# Work to complete
Transcribe the material verbatim in full; the pictures do not belong in the copy.

# Provided data
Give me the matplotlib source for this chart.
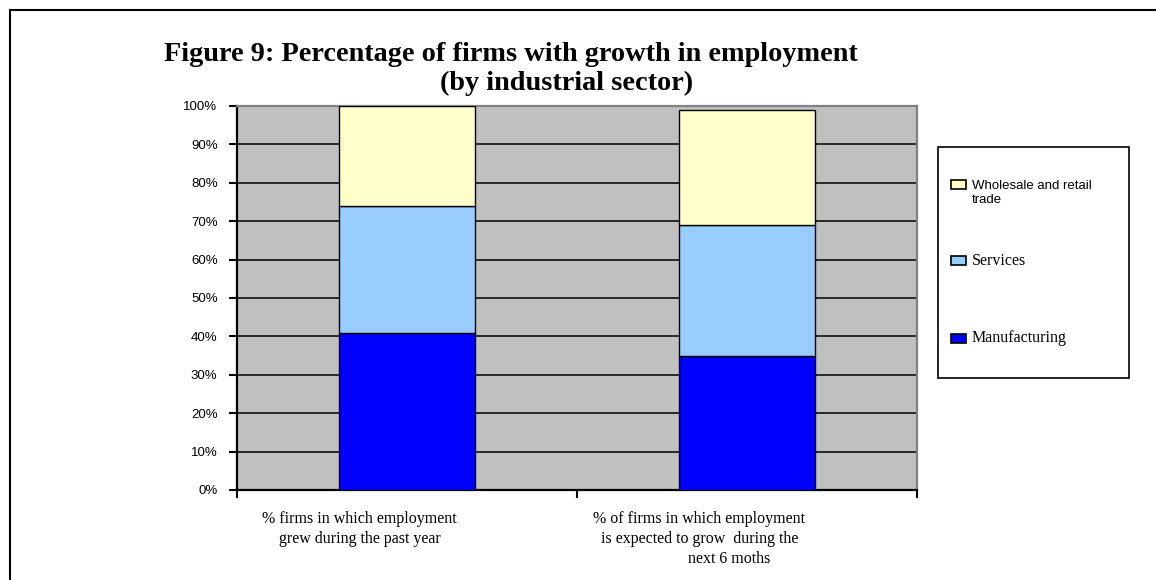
import matplotlib.pyplot as plt
from matplotlib.patches import Rectangle
from matplotlib.transforms import blended_transform_factory
import numpy as np

# survey shares, % of firms with employment growth
categories = ['% firms in which employment\ngrew during the past year',
              '% of firms in which employment\nis expected to grow  during the\n               next 6 moths']
sectors = ['Manufacturing', 'Services', 'Wholesale and retail\ntrade']
manufacturing = [41, 35]
services = [33, 34]
wholesale = [26, 30]
colors = ['#0000FF', '#99CCFF', '#FFFFCC']

W, H = 1156, 580
fig = plt.figure(figsize=(W / 100, H / 100), dpi=100)
fig.patch.set_facecolor('white')

# outer frame, only top and left edges are inside the image
fig.add_artist(Rectangle((9.5 / W, -0.2), 1.5, 1.2 - 10 / H, transform=fig.transFigure,
                         fill=False, edgecolor='black', lw=1.5))

ax = fig.add_axes([237 / W, 1 - 490 / H, (917 - 237) / W, (490 - 106) / H])
ax.set_facecolor('#C0C0C0')

x = np.arange(len(categories))
series = [manufacturing, services, wholesale]
bottom = np.zeros(len(categories))
for vals, col, lab in zip(series, colors, sectors):
    ax.bar(x, vals, width=0.4, bottom=bottom, color=col, edgecolor='black', lw=1.0,
           label=lab, zorder=3)
    bottom += np.array(vals)

ax.set_xlim(-0.5, 1.5)
ax.set_ylim(0, 100)
ax.set_yticks(np.arange(0, 101, 10))
ax.set_yticklabels([f'{v}%' for v in range(0, 101, 10)], family='Liberation Sans', fontsize=9.5)
ax.set_xticks([-0.5, 0.5, 1.5])
ax.set_xticklabels([])
ax.tick_params(axis='y', length=6, width=1.5, pad=8, direction='out')
ax.tick_params(axis='x', length=6, width=1.5, direction='out')
ax.grid(axis='y', color='black', lw=1.1, zorder=1)
ax.set_axisbelow(True)

ax.spines['left'].set_color('black')
ax.spines['left'].set_linewidth(1.6)
ax.spines['bottom'].set_color('black')
ax.spines['bottom'].set_linewidth(1.6)
ax.spines['top'].set_color('#808080')
ax.spines['top'].set_linewidth(1.6)
ax.spines['right'].set_color('#808080')
ax.spines['right'].set_linewidth(1.6)

# category labels sit a bit left of the bars
trans = blended_transform_factory(ax.transData, ax.transAxes)
for i, lab in enumerate(categories):
    ax.text(i - 0.14, -0.055, lab, transform=trans, ha='center', va='top',
            family='Liberation Serif', fontsize=11.5, linespacing=1.32)

# title
fig.text(511 / W, 1 - 61 / H, 'Figure 9: Percentage of firms with growth in employment',
         ha='center', va='baseline', family='Liberation Serif', weight='bold', fontsize=20.3)
fig.text(567 / W, 1 - 90 / H, '(by industrial sector)',
         ha='center', va='baseline', family='Liberation Serif', weight='bold', fontsize=20.3)

# legend box drawn by hand
fig.add_artist(Rectangle((938 / W, 1 - 378 / H), (1129 - 938) / W, (378 - 147) / H,
                         transform=fig.transFigure, fill=True, facecolor='white',
                         edgecolor='black', lw=1.2))
legend_rows = [(wholesale, 2, 184, 'Liberation Sans', 9.5),
               (services, 1, 261, 'Liberation Serif', 11.5),
               (manufacturing, 0, 338, 'Liberation Serif', 11.5)]
for _, idx, yc, fam, fs in legend_rows:
    fig.add_artist(Rectangle((951 / W, 1 - (yc + 4.5) / H), 15 / W, 9 / H,
                             transform=fig.transFigure, facecolor=colors[idx],
                             edgecolor='black', lw=1.2))
    if idx == 2:
        fig.text(972 / W, 1 - (yc - 4) / H, sectors[idx], ha='left', va='top',
                 family=fam, fontsize=fs, linespacing=1.2)
    else:
        fig.text(972 / W, 1 - yc / H, sectors[idx], ha='left', va='center',
                 family=fam, fontsize=fs)

fig.savefig('out.png', dpi=100, facecolor='white')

# Result for this task
Give me the matplotlib source for this chart.
import matplotlib.pyplot as plt
from matplotlib.patches import Rectangle
from matplotlib.transforms import blended_transform_factory
import numpy as np

# survey shares, % of firms with employment growth
categories = ['% firms in which employment\ngrew during the past year',
              '% of firms in which employment\nis expected to grow  during the\n               next 6 moths']
sectors = ['Manufacturing', 'Services', 'Wholesale and retail\ntrade']
manufacturing = [41, 35]
services = [33, 34]
wholesale = [26, 30]
colors = ['#0000FF', '#99CCFF', '#FFFFCC']

W, H = 1156, 580
fig = plt.figure(figsize=(W / 100, H / 100), dpi=100)
fig.patch.set_facecolor('white')

# outer frame, only top and left edges are inside the image
fig.add_artist(Rectangle((9.5 / W, -0.2), 1.5, 1.2 - 10 / H, transform=fig.transFigure,
                         fill=False, edgecolor='black', lw=1.5))

ax = fig.add_axes([237 / W, 1 - 490 / H, (917 - 237) / W, (490 - 106) / H])
ax.set_facecolor('#C0C0C0')

x = np.arange(len(categories))
series = [manufacturing, services, wholesale]
bottom = np.zeros(len(categories))
for vals, col, lab in zip(series, colors, sectors):
    ax.bar(x, vals, width=0.4, bottom=bottom, color=col, edgecolor='black', lw=1.0,
           label=lab, zorder=3)
    bottom += np.array(vals)

ax.set_xlim(-0.5, 1.5)
ax.set_ylim(0, 100)
ax.set_yticks(np.arange(0, 101, 10))
ax.set_yticklabels([f'{v}%' for v in range(0, 101, 10)], family='Liberation Sans', fontsize=9.5)
ax.set_xticks([-0.5, 0.5, 1.5])
ax.set_xticklabels([])
ax.tick_params(axis='y', length=6, width=1.5, pad=8, direction='out')
ax.tick_params(axis='x', length=6, width=1.5, direction='out')
ax.grid(axis='y', color='black', lw=1.1, zorder=1)
ax.set_axisbelow(True)

ax.spines['left'].set_color('black')
ax.spines['left'].set_linewidth(1.6)
ax.spines['bottom'].set_color('black')
ax.spines['bottom'].set_linewidth(1.6)
ax.spines['top'].set_color('#808080')
ax.spines['top'].set_linewidth(1.6)
ax.spines['right'].set_color('#808080')
ax.spines['right'].set_linewidth(1.6)

# category labels sit a bit left of the bars
trans = blended_transform_factory(ax.transData, ax.transAxes)
for i, lab in enumerate(categories):
    ax.text(i - 0.14, -0.055, lab, transform=trans, ha='center', va='top',
            family='Liberation Serif', fontsize=11.5, linespacing=1.32)

# title
fig.text(511 / W, 1 - 61 / H, 'Figure 9: Percentage of firms with growth in employment',
         ha='center', va='baseline', family='Liberation Serif', weight='bold', fontsize=20.3)
fig.text(567 / W, 1 - 90 / H, '(by industrial sector)',
         ha='center', va='baseline', family='Liberation Serif', weight='bold', fontsize=20.3)

# legend box drawn by hand
fig.add_artist(Rectangle((938 / W, 1 - 378 / H), (1129 - 938) / W, (378 - 147) / H,
                         transform=fig.transFigure, fill=True, facecolor='white',
                         edgecolor='black', lw=1.2))
legend_rows = [(wholesale, 2, 184, 'Liberation Sans', 9.5),
               (services, 1, 261, 'Liberation Serif', 11.5),
               (manufacturing, 0, 338, 'Liberation Serif', 11.5)]
for _, idx, yc, fam, fs in legend_rows:
    fig.add_artist(Rectangle((951 / W, 1 - (yc + 4.5) / H), 15 / W, 9 / H,
                             transform=fig.transFigure, facecolor=colors[idx],
                             edgecolor='black', lw=1.2))
    if idx == 2:
        fig.text(972 / W, 1 - (yc - 4) / H, sectors[idx], ha='left', va='top',
                 family=fam, fontsize=fs, linespacing=1.2)
    else:
        fig.text(972 / W, 1 - yc / H, sectors[idx], ha='left', va='center',
                 family=fam, fontsize=fs)

fig.savefig('out.png', dpi=100, facecolor='white')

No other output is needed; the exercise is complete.